Direction: The line containing "y_ticks = [0, 20, 40, 60, 80, 100, 120]" marks the end: extract everything from the first line of the data through that line, exactly, with no pictures.

Supplied information:

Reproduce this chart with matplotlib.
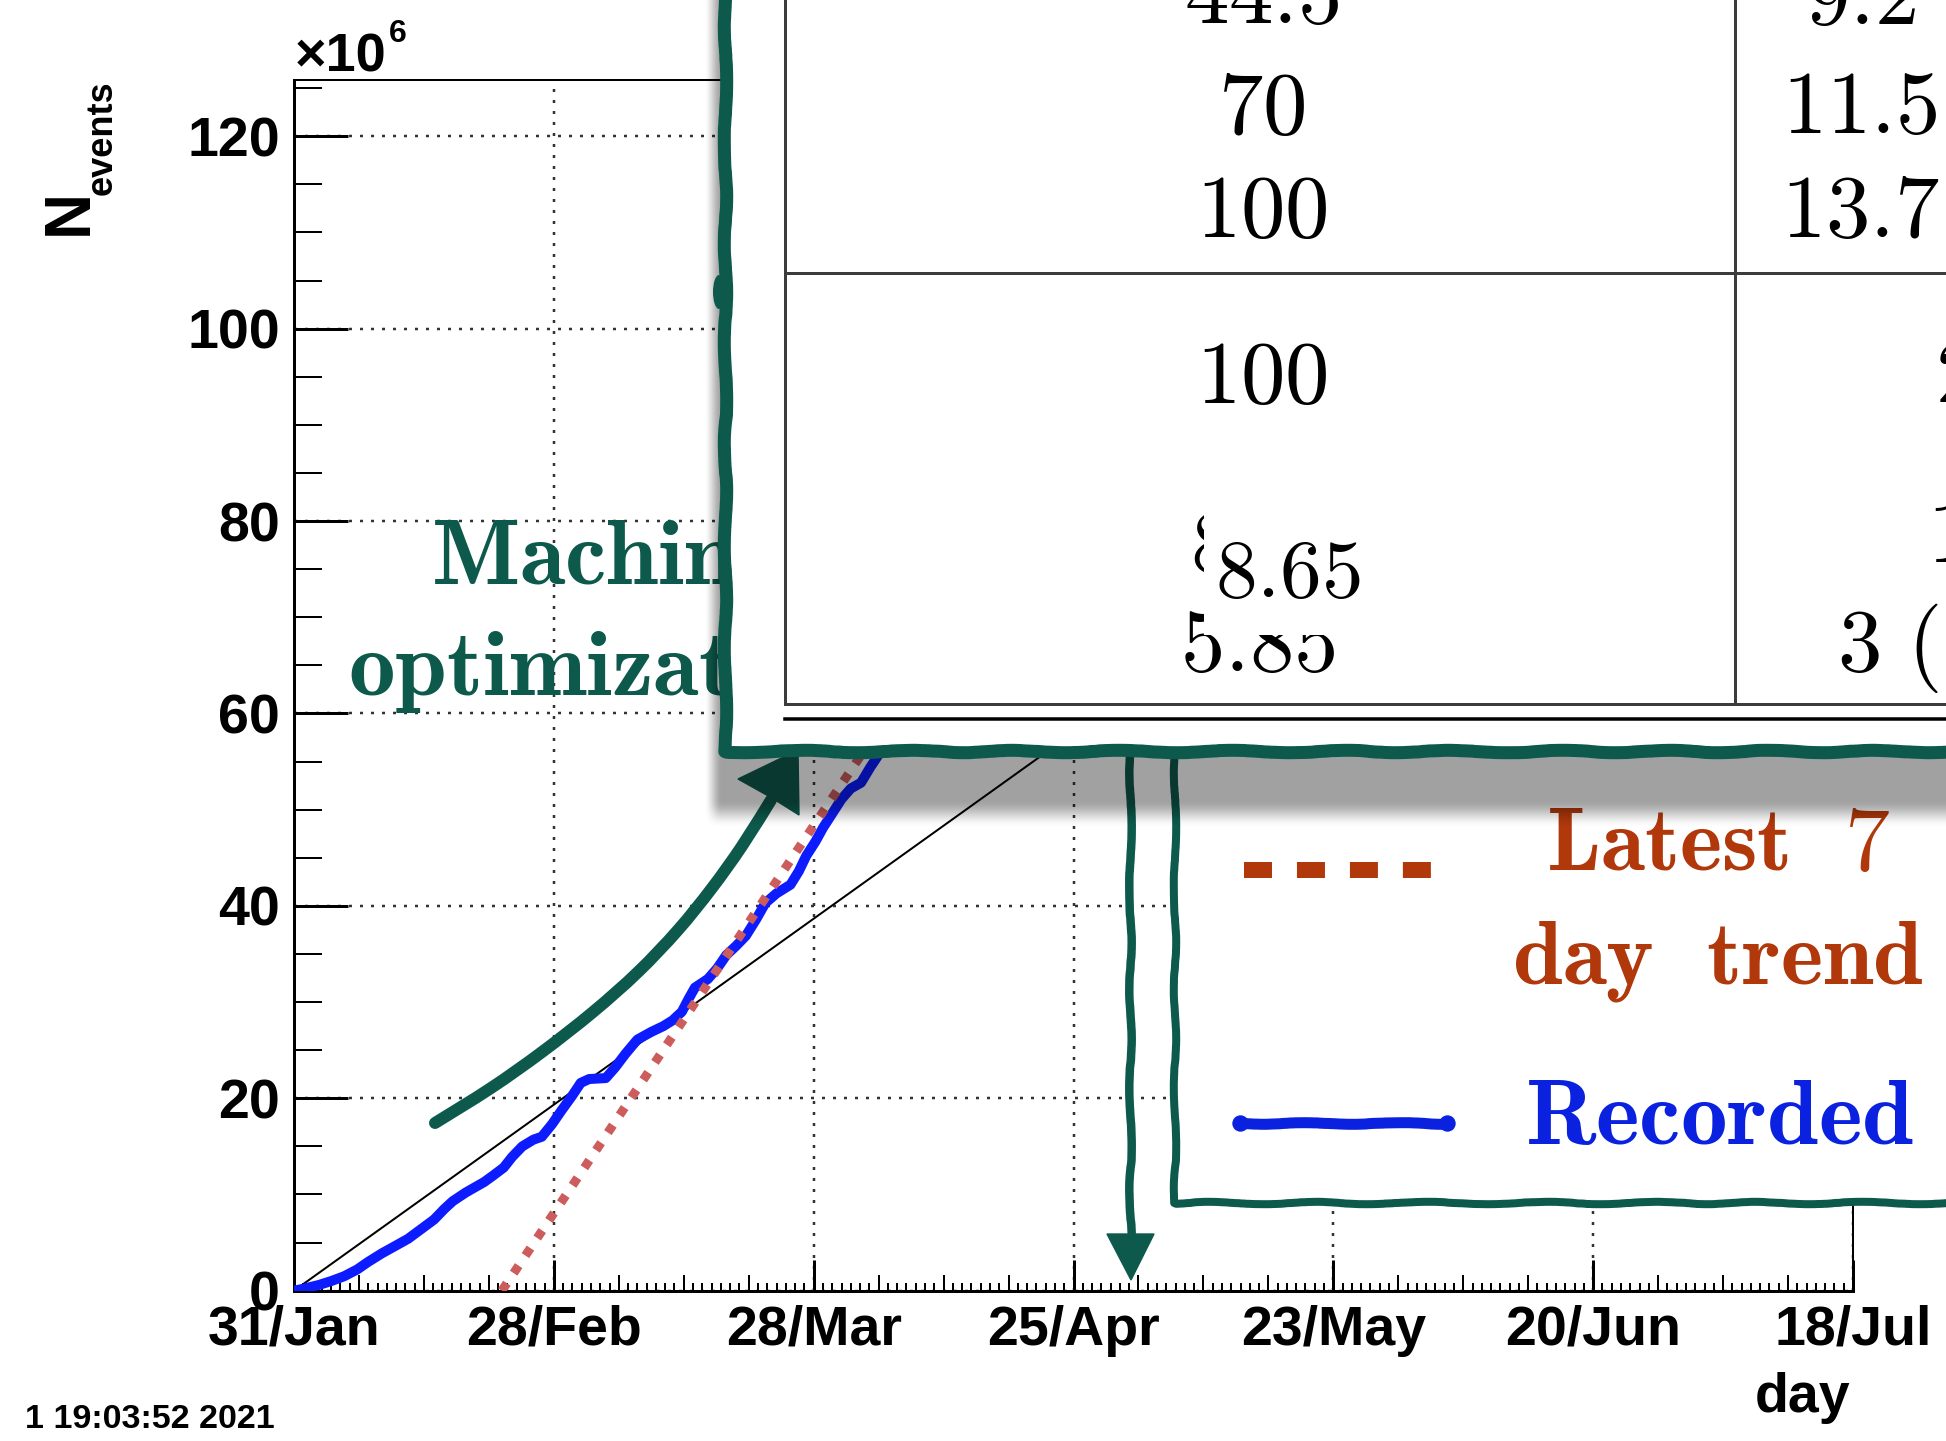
import numpy as np
import matplotlib
matplotlib.use("Agg")
import matplotlib.pyplot as plt
from matplotlib.patches import Rectangle, Polygon, Ellipse, PathPatch
from matplotlib.lines import Line2D
from matplotlib.path import Path

# ---------------- data ----------------
date_ticks = [0, 28, 56, 84, 112, 140, 168]
date_labels = ["31/Jan", "28/Feb", "28/Mar", "25/Apr", "23/May", "20/Jun", "18/Jul"]
y_ticks = [0, 20, 40, 60, 80, 100, 120]

# recorded events (millions) vs days since 31/Jan
rec_days = [0, 1, 2.7, 4, 5.4, 6.8, 8, 9.5, 11, 12.3, 13.7, 15.1, 16.2, 17.1, 18.5,
            20.5, 21.5, 22.6, 23.5, 24.6, 25.8, 26.7, 27.8, 28.8, 30, 30.9, 31.8,
            33.6, 34.6, 35.7, 37, 38.5, 39.8, 40.8, 41.8, 42.5, 43.2, 44.6, 45.6,
            46.6, 47.6, 48.7, 49.8, 50.8, 52, 53.5, 54.4, 55.2, 56.2, 57.0, 58,
            59, 60, 61.1, 62.1, 63.2, 64.5, 66]
rec_mevents = [0, 0.2, 0.6, 1.0, 1.5, 2.2, 3.0, 3.9, 4.7, 5.4, 6.4, 7.4, 8.5, 9.3, 10.2,
               11.3, 12.0, 12.8, 13.9, 15.0, 15.7, 16.0, 17.3, 18.7, 20.3, 21.6, 22.0,
               22.1, 23.2, 24.6, 26.1, 26.9, 27.5, 28.1, 29.0, 30.3, 31.5, 32.4, 33.5,
               34.9, 35.8, 36.9, 38.6, 40.3, 41.3, 42.2, 43.6, 45.2, 46.7, 48.1, 49.6,
               51.1, 52.2, 52.8, 54.4, 56.0, 58.0, 60.5]

# goal line and latest 7 day trend
target_days = [0, 168]
target_mevents = [0, 116]
trend_days = [22.4, 110.0]
trend_mevents = [0, 126.0]

# table overlay contents
table_col1 = ["44.5", "70", "100", "100", "5.85"]
table_col2 = ["9.2", "11.5", "13.7"]
table_col2_cut = ["2", "1", "3 ("]
table_patch_value = "8.65"

# ---------------- figure ----------------
W, H = 1946, 1441
DPI = 100
PX = 72.0 / DPI

plt.rcParams['font.family'] = ['Liberation Sans', 'DejaVu Sans']
plt.rcParams['font.weight'] = 'bold'
plt.rcParams['mathtext.fontset'] = 'cm'

GREEN = '#0d5a4c'
RUST = '#b0380a'
BLUE = '#0a22e0'

fig = plt.figure(figsize=(W / DPI, H / DPI), dpi=DPI)
fig.patch.set_facecolor('white')

L, R, T, B = 294, 1853, 80.4, 1290.7
ax = fig.add_axes([L / W, 1 - B / H, (R - L) / W, (B - T) / H])
ax.set_xlim(0, 168)
ax.set_ylim(0, 125.8)

ax.grid(True, which='major', color='#333333', linestyle=(0, (1.2, 3.2)), linewidth=2.5 * PX)
ax.set_axisbelow(True)

ax.plot(target_days, target_mevents, color='black', lw=2 * PX, zorder=3)
ax.plot(rec_days, rec_mevents, color='#0c1cff', lw=10 * PX, solid_joinstyle='round',
        solid_capstyle='round', zorder=4)
ax.plot(trend_days, trend_mevents, color='#cd5c5c', lw=9 * PX, linestyle=(0, (1, 1.35)),
        dash_capstyle='butt', zorder=5)

ax.set_xticks(date_ticks, date_labels)
ax.set_xticks(np.arange(0, 169, 1), minor=True)
ax.set_yticks(y_ticks, [str(v) for v in y_ticks])
ax.set_yticks(np.arange(0, 126, 5), minor=True)
ax.tick_params(axis='x', which='major', direction='in', length=31 * PX, width=3 * PX,
               labelsize=40, pad=10)
ax.tick_params(axis='x', which='minor', direction='in', length=8 * PX, width=2 * PX)
ax.tick_params(axis='y', which='major', direction='in', length=54 * PX, width=3 * PX,
               labelsize=40, pad=10)
ax.tick_params(axis='y', which='minor', direction='in', length=28 * PX, width=2 * PX)
ax.tick_params(which='both', top=False, right=False)
for s in ['left', 'bottom']:
    ax.spines[s].set_linewidth(3 * PX)
for s in ['top', 'right']:
    ax.spines[s].set_linewidth(2 * PX)

sec = ax.secondary_xaxis('bottom')
sec.set_xticks(np.arange(0, 169, 7))
sec.tick_params(direction='in', length=16 * PX, width=2 * PX, labelbottom=False)
sec.spines['bottom'].set_visible(False)

# ---------------- overlay (pixel coordinates) ----------------
ov = fig.add_axes([0, 0, 1, 1])
ov.set_zorder(10)
ov.axis('off')

# ROOT texts
ov.text(295, 71, "\u00d710", fontsize=39, ha='left', va='baseline')
ov.text(389, 42, "6", fontsize=23, ha='left', va='baseline')
ov.text(70, 212, "N", fontsize=46, rotation=90, ha='center', va='center')
ov.text(102, 138, "events", fontsize=26, rotation=90, ha='center', va='center')
ov.text(1850, 1412, "day", fontsize=40, ha='right', va='baseline')
ov.text(25, 1428, "1 19:03:52 2021", fontsize=24.5, ha='left', va='baseline')

SK = dict(scale=1.2, length=150, randomness=4)

# legend box
ov.add_patch(Rectangle((1175, 745), W + 30 - 1175, 1203 - 745, facecolor='white',
                       edgecolor='none', zorder=1))
lb = Line2D([1175, 1175, W + 30], [745, 1203, 1203], color=GREEN, lw=8 * PX,
            solid_joinstyle='round', solid_capstyle='round', zorder=2)
lb.set_sketch_params(**SK)
ov.add_line(lb)
ov.add_line(Line2D([1244, 1431], [870, 870], color=RUST, lw=16 * PX,
                   linestyle=(0, (1.75, 1.56)), dash_capstyle='butt', zorder=2))
bl = Line2D([1240, 1447], [1123, 1123], color=BLUE, lw=11 * PX, solid_capstyle='round', zorder=2)
bl.set_sketch_params(scale=0.8, length=120, randomness=4)
ov.add_line(bl)
ov.plot([1240, 1447], [1123, 1123], 'o', color=BLUE, ms=15 * PX, zorder=2)
ov.text(1718, 870, r"$\mathbf{Latest\ \ 7}$", fontsize=65, color=RUST, ha='center',
        va='baseline', zorder=2)
ov.text(1718, 983, r"$\mathbf{day\ \ trend}$", fontsize=65, color=RUST, ha='center',
        va='baseline', zorder=2)
ov.text(1525, 1144, r"$\mathbf{Recorded}$", fontsize=67, color=BLUE, ha='left',
        va='baseline', zorder=2)

# vertical arrow
va_line = Line2D([1130, 1130], [745, 1238], color=GREEN, lw=8.5 * PX, zorder=2)
va_line.set_sketch_params(**SK)
ov.add_line(va_line)
ov.add_patch(Polygon([(1107, 1234), (1154, 1234), (1131, 1280)], closed=True,
                     facecolor=GREEN, edgecolor=GREEN, lw=1, zorder=2))

# "Machine optimization" annotation
ov.text(604, 583, r"$\mathbf{Machine}$", fontsize=67, color=GREEN, ha='center',
        va='baseline', zorder=2)
ov.text(604, 695, r"$\mathbf{optimization}$", fontsize=67, color=GREEN, ha='center',
        va='baseline', zorder=2)
arrow_pts = np.array([[435, 1123], [491, 1088], [542, 1052], [593, 1012], [638, 972],
                      [678, 930], [712, 888], [742, 846], [771, 800]], dtype=float)
# smooth (Catmull-Rom -> cubic Bezier) path through the hand-drawn points
ext = np.vstack([arrow_pts[0], arrow_pts, arrow_pts[-1]])
verts = [tuple(arrow_pts[0])]
codes = [Path.MOVETO]
for i in range(1, len(ext) - 2):
    p0, p1, p2, p3 = ext[i - 1], ext[i], ext[i + 1], ext[i + 2]
    c1 = p1 + (p2 - p0) / 6.0
    c2 = p2 - (p3 - p1) / 6.0
    verts += [tuple(c1), tuple(c2), tuple(p2)]
    codes += [Path.CURVE4] * 3
ov.add_patch(PathPatch(Path(verts, codes), facecolor='none', edgecolor=GREEN,
                       lw=12 * PX, capstyle='round', joinstyle='round', zorder=2))
ov.add_patch(Polygon([(738, 779), (798, 750), (799, 815), (772, 798)], closed=True,
                     facecolor=GREEN, edgecolor=GREEN, lw=1, zorder=2))

# drop shadow of the table
xs = np.arange(700, W) + 0.5
ys = np.arange(0, 845) + 0.5
def smooth(t):
    t = np.clip(t, 0, 1)
    return t * t * (3 - 2 * t)
sx = smooth((xs - 704) / 18.0)
sy = 1 - smooth((ys - 800) / 28.0)
rgba = np.zeros((len(ys), len(xs), 4))
rgba[..., 3] = 0.37 * np.outer(sy, sx)
ov.imshow(rgba, extent=(700, W, 845, 0), origin='upper', aspect='auto',
          interpolation='bilinear', zorder=3)

# table box
ov.add_patch(Rectangle((725, -30), W + 30 - 725, 751 + 30, facecolor='white',
                       edgecolor='none', zorder=4))
LC = '#3c3c3c'
ov.add_line(Line2D([785, 785], [-10, 704], color=LC, lw=3 * PX, zorder=5))
ov.add_line(Line2D([1735, 1735], [-10, 704], color=LC, lw=3 * PX, zorder=5))
ov.add_line(Line2D([785, W + 10], [273, 273], color=LC, lw=3 * PX, zorder=5))
ov.add_line(Line2D([785, W + 10], [704, 704], color=LC, lw=3 * PX, zorder=5))
ov.add_line(Line2D([785, W + 10], [719, 719], color='black', lw=3.5 * PX, zorder=5))

col1_base = [23, 134, 237, 403, 671]
col1_x = [1262, 1262, 1262, 1262, 1258]
for txt, xx, yy in zip(table_col1, col1_x, col1_base):
    ov.text(xx, yy, "$" + txt + "$", fontsize=64, ha='center', va='baseline', zorder=6)
for txt, yy in zip(table_col2, [24, 133, 237]):
    ov.text(1860, yy, "$" + txt + "$", fontsize=64, ha='center', va='baseline', zorder=6)
for txt, xx, yy in zip(table_col2_cut, [1935, 1927, 1837], [402, 562, 671]):
    ov.text(xx, yy, "$" + txt.replace(" ", r"\ ") + "$", fontsize=64, ha='left',
            va='baseline', zorder=6)
# partially hidden original value under the pasted patch
ov.text(1190, 572, "$8$", fontsize=64, ha='left', va='baseline', zorder=6)
ov.add_patch(Rectangle((1204, 500), 168, 135, facecolor='white', edgecolor='none', zorder=6.5))
ov.text(1215, 597, "$" + table_patch_value + "$", fontsize=60, ha='left', va='baseline',
        zorder=7)

tb = Line2D([725, 725, W + 30], [-30, 751, 751], color=GREEN, lw=13 * PX,
            solid_joinstyle='round', solid_capstyle='round', zorder=8)
tb.set_sketch_params(**SK)
ov.add_line(tb)
ov.add_patch(Ellipse((719, 292), 12, 34, facecolor=GREEN, edgecolor='none', zorder=8))

ov.set_xlim(0, W)
ov.set_ylim(H, 0)

fig.savefig("out.png", dpi=DPI)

Correct response:
Reproduce this chart with matplotlib.
import numpy as np
import matplotlib
matplotlib.use("Agg")
import matplotlib.pyplot as plt
from matplotlib.patches import Rectangle, Polygon, Ellipse, PathPatch
from matplotlib.lines import Line2D
from matplotlib.path import Path

# ---------------- data ----------------
date_ticks = [0, 28, 56, 84, 112, 140, 168]
date_labels = ["31/Jan", "28/Feb", "28/Mar", "25/Apr", "23/May", "20/Jun", "18/Jul"]
y_ticks = [0, 20, 40, 60, 80, 100, 120]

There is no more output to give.